La force Barkhane conserve un rythme opérationnel soutenu. Cette semaine a été marquée par la fin de la montée en puissance de la composante aéro-mobile. Disposant désormais de 17 hélicoptères (Tigre, Puma, Caïman, Cougar, Gazelle, Caracal), cette composante est déployée au Mali, au Niger et au Tchad, où sont respectivement stationnés deux sous-groupements aéromobiles (Gao et Madama) et un détachement hélicoptères de manœuvre à N’Djamena.

Barkhane dispose ainsi d’un outil lui permettant de s’affranchir des contraintes liées à l’immensité désertique et à l’étendue de la zone d’action. A cet égard, la composante aéromobile occupe un rôle majeur dans la conduite des opérations. Permettant d’accroître la mobilité et d’inverser le principe d’incertitude, elle confère à la force la capacité de mener, à l’endroit et au moment qu’elle choisit, des actions de feu, de renseignement ou de mouvement, en appui et en complément des troupes déployées au sol.

Au total, la composante aéromobile a réalisé 5 000 heures de vol depuis le 1er août 2014, lancement de Barkhane. La composante Air a assuré la permanence des actions aériennes : depuis le 22 octobre, les équipages ont réalisé 73 sorties dont 27 dédiées aux vols de renseignement/surveillance (ISR) et 12 sorties chasse. Fin octobre, le drone Reaper a battu son record d’endurance en effectuant une mission de 25 heures et 6 minutes de temps de vol.

Philippe Leymarie

(1Serge Michailof, Africanistan : l’Afrique en crise va-t-elle se retrouver dans nos banlieues ?, Fayard, Paris, 2015, 364 pages, 22 euros. L’auteur pointe notamment, parmi les causes d’inquiétude au Niger, une « croissance démographique hors de contrôle », qui a entraîné en trente ans une réduction de plus de moitié du ratio de terres arables disponibles par habitant. Lire à ce sujet dans Le Monde diplomatique de novembre 2015, en kiosques, l’article de Henri Leridon, « L’Afrique, énigme démographique ».
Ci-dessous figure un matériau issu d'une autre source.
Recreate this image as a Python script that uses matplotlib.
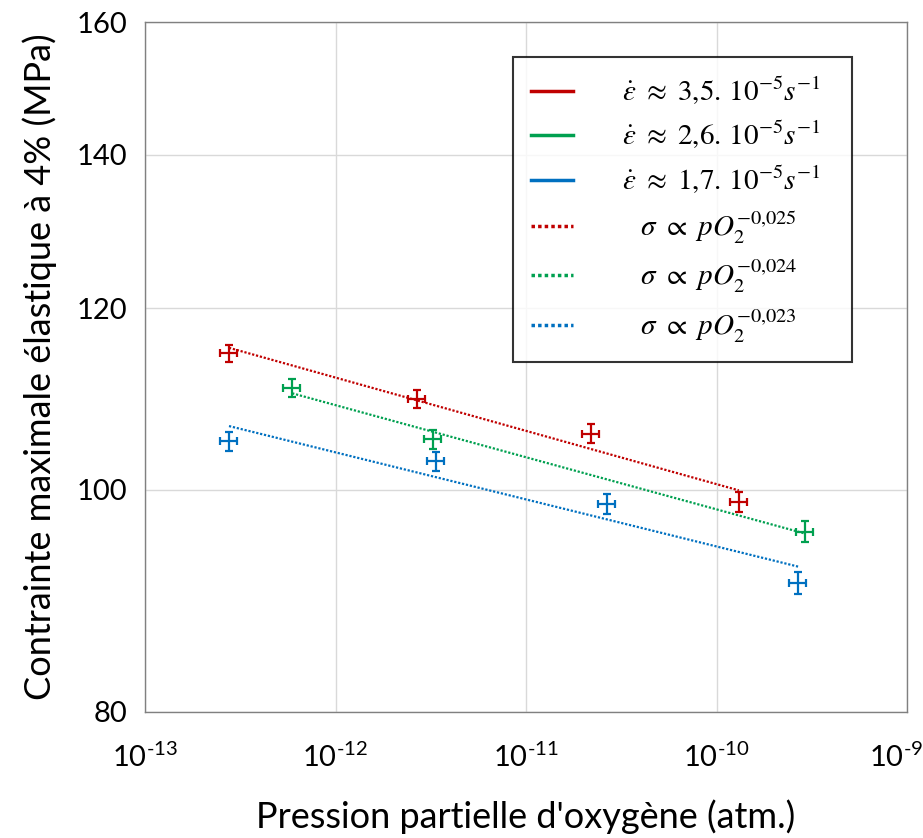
import numpy as np
import matplotlib
matplotlib.use("Agg")
import matplotlib.pyplot as plt
import matplotlib.transforms as mtransforms
from matplotlib.lines import Line2D
from matplotlib.font_manager import FontProperties
from matplotlib.ticker import FixedLocator, FixedFormatter, NullLocator

plt.rcParams['font.family'] = ['Lato', 'DejaVu Sans']
plt.rcParams['mathtext.fontset'] = 'custom'
plt.rcParams['mathtext.rm'] = 'Lato'
plt.rcParams['mathtext.it'] = 'Lato:italic'
plt.rcParams['mathtext.bf'] = 'Lato:bold'

# Data
p_red = [2.76e-13, 2.68e-12, 2.19e-11, 1.31e-10]
s_red = [114.7, 109.6, 105.8, 98.8]
p_green = [5.92e-13, 3.25e-12, 2.92e-10]
s_green = [110.8, 105.2, 95.9]
p_blue = [2.76e-13, 3.37e-12, 2.66e-11, 2.68e-10]
s_blue = [105.0, 102.9, 98.6, 91.1]
x_rel_err = 0.10
y_err = 1.0

labels_rate = [r"$\dot{\varepsilon}\ \approx\ 3{,}5.\,10^{-5}s^{-1}$  ",
               r"$\dot{\varepsilon}\ \approx\ 2{,}6.\,10^{-5}s^{-1}$  ",
               r"$\dot{\varepsilon}\ \approx\ 1{,}7.\,10^{-5}s^{-1}$  "]
labels_fit = [r"  $\sigma\ \propto\ pO_2^{-0{,}025}$",
              r"  $\sigma\ \propto\ pO_2^{-0{,}024}$",
              r"  $\sigma\ \propto\ pO_2^{-0{,}023}$"]
colors = ['#C00000', '#00A050', '#0070C0']

xticks = [1e-13, 1e-12, 1e-11, 1e-10, 1e-9]
xticklabels = [r"$10^{\text{-}13}$", r"$10^{\text{-}12}$", r"$10^{\text{-}11}$",
               r"$10^{\text{-}10}$", r"$10^{\text{-}9}$"]
yticks = [80, 100, 120, 140, 160]
yticklabels = ["80", "100", "120", "140", "160"]

fig = plt.figure(figsize=(9.23, 8.38), dpi=100)
ax = fig.add_axes([0.1571, 0.1504, 0.8256, 0.8233])
ax.set_xscale('log')
ax.set_yscale('log')
ax.set_xlim(1e-13, 1e-9)
ax.set_ylim(80, 160)

series = [(p_red, s_red), (p_green, s_green), (p_blue, s_blue)]
dot_style = (0, (1, 0.8))
for (p, s), c in zip(series, colors):
    p = np.array(p); s = np.array(s)
    ax.errorbar(p, s, xerr=x_rel_err * p, yerr=y_err, fmt='none', ecolor=c,
                elinewidth=1.6, capsize=2.6, capthick=1.6, zorder=3)
    coef = np.polyfit(np.log10(p), np.log10(s), 1)
    xf = np.array([p.min(), p.max()])
    yf = 10 ** np.polyval(coef, np.log10(xf))
    ax.plot(xf, yf, color=c, lw=1.6, linestyle=dot_style, zorder=2)

ax.xaxis.set_major_locator(FixedLocator(xticks))
ax.xaxis.set_minor_locator(NullLocator())
ax.xaxis.set_major_formatter(FixedFormatter(xticklabels))
ax.yaxis.set_major_locator(FixedLocator(yticks))
ax.yaxis.set_minor_locator(NullLocator())
ax.yaxis.set_major_formatter(FixedFormatter(yticklabels))
ax.tick_params(axis='both', length=0, labelsize=21, colors='black')
ax.tick_params(axis='x', pad=22)
ax.tick_params(axis='y', pad=13)
ax.grid(True, color='#D9D9D9', lw=1)
ax.set_axisbelow(True)
for sp in ax.spines.values():
    sp.set_color('#808080')
    sp.set_linewidth(1)

# shift the last x tick label left so it stays inside the figure (as in the reference)
last = ax.get_xticklabels()[-1]
last.set_transform(last.get_transform() +
                   mtransforms.ScaledTranslation(-11 / 100, 0, fig.dpi_scale_trans))

ax.set_xlabel("Pression partielle d'oxygène (atm.)", fontsize=26, labelpad=20)
ax.set_ylabel("Contrainte maximale élastique à 4% (MPa)", fontsize=26, labelpad=14)

handles = [Line2D([], [], color=c, lw=2.5) for c in colors] + \
          [Line2D([], [], color=c, lw=2.5, linestyle=(0, (1, 0.9))) for c in colors]
leg = ax.legend(handles, labels_rate + labels_fit, loc='upper left',
                bbox_to_anchor=(0.483, 0.949), frameon=True, fancybox=False,
                prop=FontProperties(family='DejaVu Serif', size=21, math_fontfamily='stix'),
                handlelength=1.45, handletextpad=1.7, labelspacing=0.42,
                borderpad=0.6, borderaxespad=0)
leg.get_frame().set_edgecolor('black')
leg.get_frame().set_linewidth(1.5)

fig.savefig('out.png', dpi=100)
(2Lire Daniel Bertrand, « Conjurer la fragmentation au Mali », Le Monde diplomatique, juillet 2015.

(3Voir « Paris dans l’œil du cyclone… » (12 janvier 2015), « Au Sahel, le gendarme français bombe le torse » (20 mai 2014) et «  La France gendarme en chef du Sahel » (6 février 2014).
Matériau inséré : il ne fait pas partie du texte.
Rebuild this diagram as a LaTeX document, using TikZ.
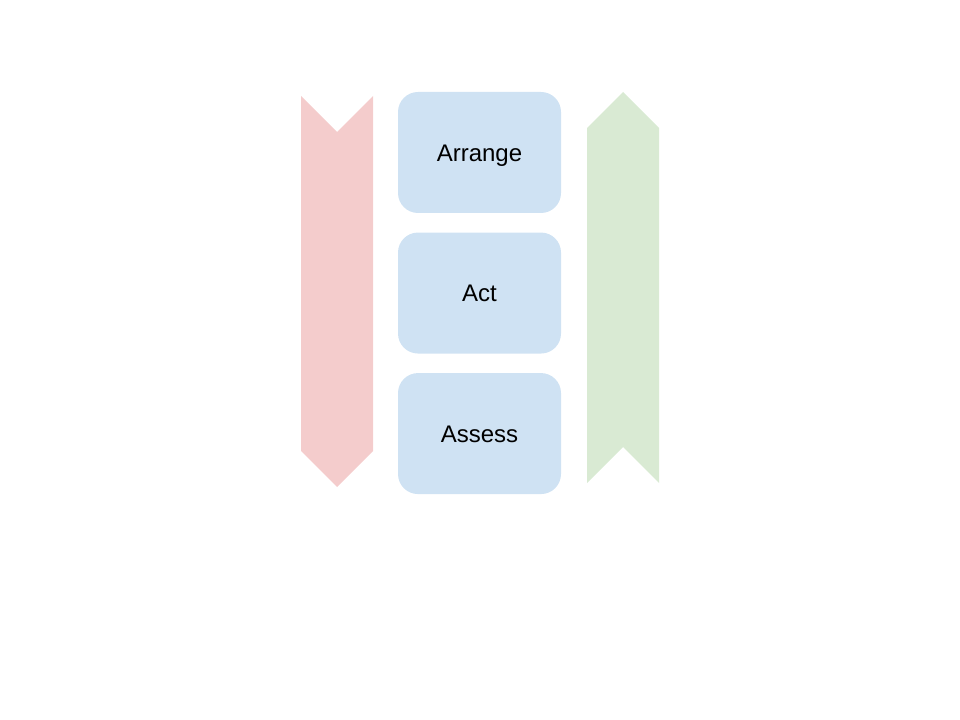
\documentclass[tikz,border=0pt]{standalone}
\usepackage{fontspec}
\setmainfont{Liberation Sans}
\usetikzlibrary{positioning}

\definecolor{stepblue}{HTML}{CFE2F3}
\definecolor{downred}{HTML}{F4CCCC}
\definecolor{upgreen}{HTML}{D9EAD3}

\tikzset{
  stage/.style={fill=stepblue,rounded corners=15pt,minimum width=122.25pt,
    minimum height=90.75pt,inner sep=0pt,text height=12.9pt,text depth=0pt,
    font=\fontsize{18}{21}\selectfont},
}

\begin{document}
\begin{tikzpicture}[x=0.75pt,y=-0.75pt,node distance=14.25pt]
\useasboundingbox (0,0) rectangle (960,720);
% the three stages
\node[stage] (arrange) at (479.5,152.5) {Arrange};
\node[stage] (act) [below=of arrange] {Act};
\node[stage] (assess) [below=of act] {Assess};
% side arrows
\fill[downred] (301,96) -- (337,132) -- (373,96) -- (373,451) -- (337,487) -- (301,451) -- cycle;
\fill[upgreen] (587,128) -- (623,92) -- (659,128) -- (659,483) -- (623,447) -- (587,483) -- cycle;
\end{tikzpicture}
\end{document}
(4Voir aussi Gabriel Galice, « La paix par la force ou par le droit ? », Le Monde diplomatique, juin 2015.

(5Les chefs d’état-major des cinq pays sahéliens se sont réunis le 4 novembre à Ouagadougou, en présence du chef d’état-major des armées françaises, le général Pierre de Villiers. Cette quatrième rencontre du genre a fait le point sur la lutte commune contre le terrorisme et la criminalité transfrontalière : une charte de fonctionnement du partenariat militaire de coopération a été signée.